The Community Foundation for Southeast Michigan awarded the grants to local police departments “to work with their communities to address issues in police practices, systems and services,” according to a prepared statement. The funding will be awarded to both the Canton Township Police Department and the Canton Coalition for Inclusive Communities; the Detroit Police Department; East Downtown Dearborn Development Authority and Black Legacy Advancement Coalition; the Inkster Police Department and Beloved Community Initiative and First AME Church of Farmington Hills.
This is the pilot phase of the grant funding and the focus of the effort is police use of force, officer accountability, disparate enforcement and treatment, re-imagining public safety, and truth and reconciliation,” according to the foundation statement.

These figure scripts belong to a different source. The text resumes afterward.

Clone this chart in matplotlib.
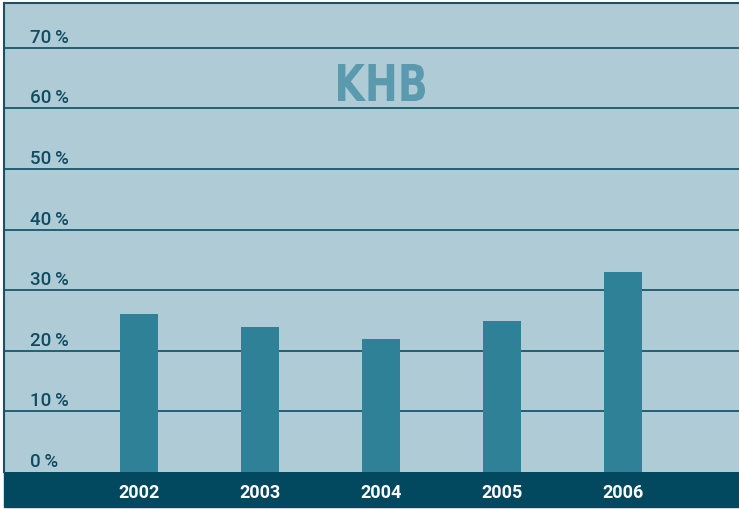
import numpy as np
import matplotlib.pyplot as plt
from matplotlib.patches import Rectangle, PathPatch
from matplotlib.textpath import TextPath
from matplotlib.font_manager import FontProperties
import matplotlib.transforms as mtransforms

years = ['2002', '2003', '2004', '2005', '2006']
values = [26, 24, 22, 25, 33]
yticks = [0, 10, 20, 30, 40, 50, 60, 70]
title = 'KHB'

bg = '#aecbd6'
bar_color = '#2e8197'
grid_color = '#18576d'
band_color = '#02485f'
label_color = '#0f4c62'
font = ['Roboto', 'DejaVu Sans']

fig = plt.figure(figsize=(7.39, 5.10), dpi=100)
W, H = 739, 510
ax = fig.add_axes([4 / W, 37 / H, 735 / W, 469 / H])
ax.set_facecolor(bg)

x = np.arange(len(years))
ax.bar(x, values, width=0.314, color=bar_color, zorder=3)

ax.set_xlim(-1.116, 4.96)
ax.set_ylim(0, 77.4)

for v in yticks[1:]:
    ax.axhline(v, color=grid_color, lw=1.3, zorder=2)

trans = mtransforms.blended_transform_factory(ax.transAxes, ax.transData)
for v in yticks:
    ax.text(26 / 735, v + 0.35, f'{v}\u2009%', transform=trans, ha='left',
            va='bottom', fontsize=13.5, color=label_color,
            fontweight='medium', family=font)

ax.set_yticks([])
ax.set_xticks(x)
ax.set_xticklabels(years, color='white', fontsize=13, fontweight='bold',
                   family=font)
ax.tick_params(axis='x', length=0, pad=8)

for side in ['right', 'bottom']:
    ax.spines[side].set_visible(False)
for side in ['left', 'top']:
    ax.spines[side].set_color('#1f4f60')
    ax.spines[side].set_linewidth(1.5)

# condensed bold title, squeezed to the width seen in the original
tp = TextPath((0, 0), title, size=50,
              prop=FontProperties(family='DejaVu Sans', weight='bold'))
bb = tp.get_extents()
sx = 87 / bb.width
sy = 37 / bb.height
tr = (mtransforms.Affine2D().translate(-bb.x0, -bb.y0).scale(sx, sy)
      .translate(338, H - 102))
fig.patches.append(PathPatch(tr.transform_path(tp), color='#5a99ae',
                             lw=0, transform=mtransforms.IdentityTransform(),
                             zorder=5))

fig.patches.append(Rectangle((4 / W, 2 / H), 735 / W, 35 / H,
                             transform=fig.transFigure, color=band_color,
                             zorder=-1))

fig.savefig('out.png', dpi=100)
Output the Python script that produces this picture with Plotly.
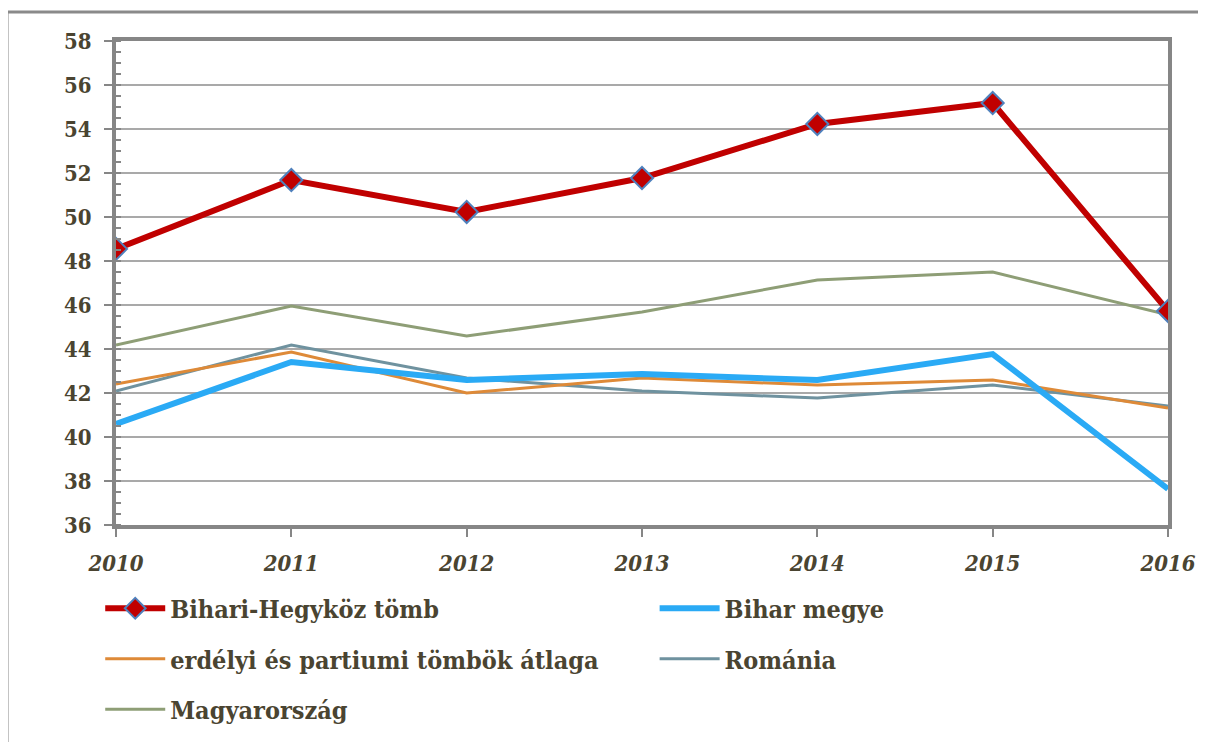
import plotly.graph_objects as go

years = [2010, 2011, 2012, 2013, 2014, 2015, 2016]
bihari_hegykoz = [48.55, 51.68, 50.23, 51.77, 54.23, 55.18, 45.73]
bihar_megye = [40.59, 43.41, 42.59, 42.86, 42.59, 43.77, 37.64]
erdelyi_partiumi = [42.41, 43.86, 42.00, 42.68, 42.36, 42.59, 41.32]
romania = [42.09, 44.18, 42.68, 42.09, 41.77, 42.36, 41.41]
magyarorszag = [44.18, 45.95, 44.59, 45.68, 47.14, 47.50, 45.55]

names = ["Bihari-Hegyköz tömb", "Bihar megye", "erdélyi és partiumi tömbök átlaga",
         "Románia", "Magyarország"]
y_ticks = list(range(36, 59, 2))

TXT = "#4A4431"
FONT = "DejaVu Serif Condensed, DejaVu Serif, serif"

fig = go.Figure()

fig.add_trace(go.Scatter(x=years, y=magyarorszag, name=names[4], mode="lines",
                         line=dict(color="#8E9E76", width=3),
                         legend="legend", legendgroup="g5", legendrank=3))
fig.add_trace(go.Scatter(x=years, y=romania, name=names[3], mode="lines",
                         line=dict(color="#6F929F", width=3),
                         legend="legend2", legendgroup="g4", legendrank=2))
fig.add_trace(go.Scatter(x=years, y=erdelyi_partiumi, name=names[2], mode="lines",
                         line=dict(color="#DE8A38", width=3),
                         legend="legend", legendgroup="g3", legendrank=2))
fig.add_trace(go.Scatter(x=years, y=bihar_megye, name=names[1], mode="lines",
                         line=dict(color="#2AAAF5", width=6),
                         legend="legend2", legendgroup="g2", legendrank=1))
fig.add_trace(go.Scatter(x=years, y=bihari_hegykoz, name=names[0], mode="lines+markers",
                         line=dict(color="#C00000", width=6),
                         marker=dict(symbol="diamond", size=17, color="#C00000",
                                     line=dict(color="#4F81BD", width=2)),
                         legend="legend", legendgroup="g1", legendrank=1))

legend_common = dict(
    orientation="v", xanchor="left", yanchor="top",
    font=dict(family=FONT, size=25, color=TXT, weight="bold"),
    itemwidth=60, tracegroupgap=15, bgcolor="rgba(0,0,0,0)",
    traceorder="grouped",
)

fig.update_layout(
    width=1198, height=734,
    margin=dict(l=108, r=38, t=33, b=217, autoexpand=False),
    plot_bgcolor="white", paper_bgcolor="white",
    showlegend=True,
    legend=dict(x=-0.015, y=-0.125, **legend_common),
    legend2=dict(x=0.512, y=-0.125, **legend_common),
    xaxis=dict(
        range=[2010, 2016], tickvals=years, ticktext=[str(v) for v in years],
        showgrid=False, zeroline=False, automargin=False,
        showline=True, linecolor="#868686", linewidth=4, mirror=True,
        ticks="outside", ticklen=8, tickwidth=2, tickcolor="#868686",
        ticklabelstandoff=8,
        tickfont=dict(family=FONT, size=22, color=TXT, weight="bold", style="italic"),
    ),
    yaxis=dict(
        range=[36, 58], tickvals=y_ticks, automargin=False,
        showgrid=True, gridcolor="#A9A9A9", gridwidth=2, zeroline=False,
        showline=True, linecolor="#868686", linewidth=4, mirror=True,
        ticks="outside", ticklen=8, tickwidth=2, tickcolor="#868686",
        ticklabelstandoff=8,
        minor=dict(dtick=0.5, ticks="inside", ticklen=5, tickwidth=2,
                   tickcolor="#868686", showgrid=False),
        tickfont=dict(family=FONT, size=22, color=TXT, weight="bold"),
    ),
    shapes=[dict(type="rect", xref="paper", yref="paper",
                 x0=-0.1036, x1=1.06, y0=-0.5, y1=1.06,
                 line=dict(color="#8A8A8A", width=3), fillcolor="rgba(0,0,0,0)",
                 layer="below")],
)

fig.write_html("out.html")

Last week, Canton Township trustees authorized the formation of a new initiative called the Police Transparency and Guidance Subcommittee formed in collaboration with the Canton Police Department and the Canton Coalition for Inclusive Communities (CCIC). The group will operate as a subcommittee out of the CCIC, and be tasked with examining police misconduct investigations, with an emphasis on complaints regarding use of force, false arrest and complaints alleging racial profiling or bias-based policing, said Director of Police Services Chad Baugh.
“This committee will help express a community-driven voice as it relates to police service,” said Baugh. “As we deploy some of the best police officers in our state, we are at the same time increasing our transparency and developing another mechanism to find solutions and build a stronger bond with our citizens,” Baugh added.

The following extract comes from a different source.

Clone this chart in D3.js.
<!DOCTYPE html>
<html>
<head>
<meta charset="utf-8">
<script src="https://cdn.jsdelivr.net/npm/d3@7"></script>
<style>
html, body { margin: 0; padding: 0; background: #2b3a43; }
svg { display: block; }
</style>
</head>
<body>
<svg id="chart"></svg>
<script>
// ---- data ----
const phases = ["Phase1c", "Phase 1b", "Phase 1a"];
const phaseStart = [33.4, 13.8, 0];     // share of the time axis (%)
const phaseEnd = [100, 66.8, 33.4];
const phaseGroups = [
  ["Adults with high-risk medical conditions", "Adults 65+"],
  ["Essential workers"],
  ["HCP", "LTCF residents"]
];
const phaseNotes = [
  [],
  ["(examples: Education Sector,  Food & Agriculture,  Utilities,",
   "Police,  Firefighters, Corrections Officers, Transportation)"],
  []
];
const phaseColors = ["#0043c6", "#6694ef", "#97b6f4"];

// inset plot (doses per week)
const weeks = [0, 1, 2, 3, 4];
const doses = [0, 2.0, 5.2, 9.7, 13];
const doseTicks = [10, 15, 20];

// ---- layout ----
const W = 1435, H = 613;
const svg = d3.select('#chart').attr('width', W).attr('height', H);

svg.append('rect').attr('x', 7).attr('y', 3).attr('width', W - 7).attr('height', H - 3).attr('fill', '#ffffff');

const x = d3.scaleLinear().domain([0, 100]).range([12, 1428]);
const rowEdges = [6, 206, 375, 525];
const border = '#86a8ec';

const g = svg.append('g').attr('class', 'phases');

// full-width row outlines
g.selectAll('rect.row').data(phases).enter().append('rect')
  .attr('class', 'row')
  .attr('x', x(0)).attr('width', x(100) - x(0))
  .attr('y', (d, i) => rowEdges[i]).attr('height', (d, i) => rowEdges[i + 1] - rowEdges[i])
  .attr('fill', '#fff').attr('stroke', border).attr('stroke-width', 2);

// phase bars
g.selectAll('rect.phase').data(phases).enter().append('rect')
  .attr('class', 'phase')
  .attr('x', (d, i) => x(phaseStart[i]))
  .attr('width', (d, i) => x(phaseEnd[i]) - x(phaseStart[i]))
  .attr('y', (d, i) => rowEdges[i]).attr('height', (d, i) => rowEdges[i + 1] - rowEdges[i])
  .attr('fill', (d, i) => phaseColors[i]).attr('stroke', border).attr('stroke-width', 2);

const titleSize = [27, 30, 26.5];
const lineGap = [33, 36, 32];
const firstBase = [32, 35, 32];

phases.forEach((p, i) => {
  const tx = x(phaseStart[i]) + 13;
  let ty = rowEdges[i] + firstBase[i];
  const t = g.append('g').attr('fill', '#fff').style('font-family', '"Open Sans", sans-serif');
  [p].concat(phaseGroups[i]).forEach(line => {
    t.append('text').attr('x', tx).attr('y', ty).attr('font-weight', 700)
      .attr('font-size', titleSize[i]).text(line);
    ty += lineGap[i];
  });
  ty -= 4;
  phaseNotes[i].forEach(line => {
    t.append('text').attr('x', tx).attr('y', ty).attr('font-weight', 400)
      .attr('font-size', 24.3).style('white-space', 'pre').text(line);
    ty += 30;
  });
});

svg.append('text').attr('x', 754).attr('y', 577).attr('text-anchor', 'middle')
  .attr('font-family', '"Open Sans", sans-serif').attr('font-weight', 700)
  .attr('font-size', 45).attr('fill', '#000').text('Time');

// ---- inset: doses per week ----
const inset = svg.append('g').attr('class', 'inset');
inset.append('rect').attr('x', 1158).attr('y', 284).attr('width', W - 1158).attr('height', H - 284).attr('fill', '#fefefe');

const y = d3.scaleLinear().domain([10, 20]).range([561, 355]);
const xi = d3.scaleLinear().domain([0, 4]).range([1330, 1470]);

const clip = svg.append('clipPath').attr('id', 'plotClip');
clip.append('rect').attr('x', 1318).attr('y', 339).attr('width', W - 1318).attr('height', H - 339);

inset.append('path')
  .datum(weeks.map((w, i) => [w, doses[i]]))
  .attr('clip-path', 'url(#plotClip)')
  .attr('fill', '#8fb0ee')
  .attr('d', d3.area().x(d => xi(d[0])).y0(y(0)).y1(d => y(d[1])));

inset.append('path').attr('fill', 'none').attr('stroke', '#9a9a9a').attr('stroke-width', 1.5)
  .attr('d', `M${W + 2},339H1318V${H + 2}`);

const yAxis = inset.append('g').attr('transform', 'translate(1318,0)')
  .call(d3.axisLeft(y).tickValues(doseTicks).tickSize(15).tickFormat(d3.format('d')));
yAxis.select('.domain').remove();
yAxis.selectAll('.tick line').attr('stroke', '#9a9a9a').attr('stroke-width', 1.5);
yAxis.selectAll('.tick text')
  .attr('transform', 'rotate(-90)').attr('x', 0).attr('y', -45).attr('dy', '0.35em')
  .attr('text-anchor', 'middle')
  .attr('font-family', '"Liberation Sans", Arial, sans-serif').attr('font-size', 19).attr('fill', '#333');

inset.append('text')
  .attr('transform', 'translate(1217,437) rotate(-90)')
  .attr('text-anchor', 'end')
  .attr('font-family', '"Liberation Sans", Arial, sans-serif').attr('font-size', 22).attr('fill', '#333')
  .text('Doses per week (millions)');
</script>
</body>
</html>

The committee will be citizen-led, consisting of five diverse members of the CCIC who will provide annual reports with possible recommendations to the police chief. These reports and recommendations will be reviewed with the township supervisor and board of trustees, and the chief will address any strategic programming needs to meet the service expectations of the Canton community.
“We are proud to say that Canton is taking a proactive step in strengthening our police and community partnership,” said Township Supervisor Anne Marie Graham-Hudak. “The new committee will not replace any of the current policy processes we have in place, but instead increase transparency and commitment to our residents,” Graham-Hudak added.
As part of the Community Policing Innovations Initiative, community groups will work with police departments “to develop community-driven, substantive, and pragmatic changes in the way that policing and public safety services are provided.”
The Community Policing Innovations Initiative was launched this year to effect police reform in southeast Michigan. The initiative is supported by funds from the Community Foundation for Southeast Michigan, Hudson-Webber Foundation, Ballmer Group and Oakland County.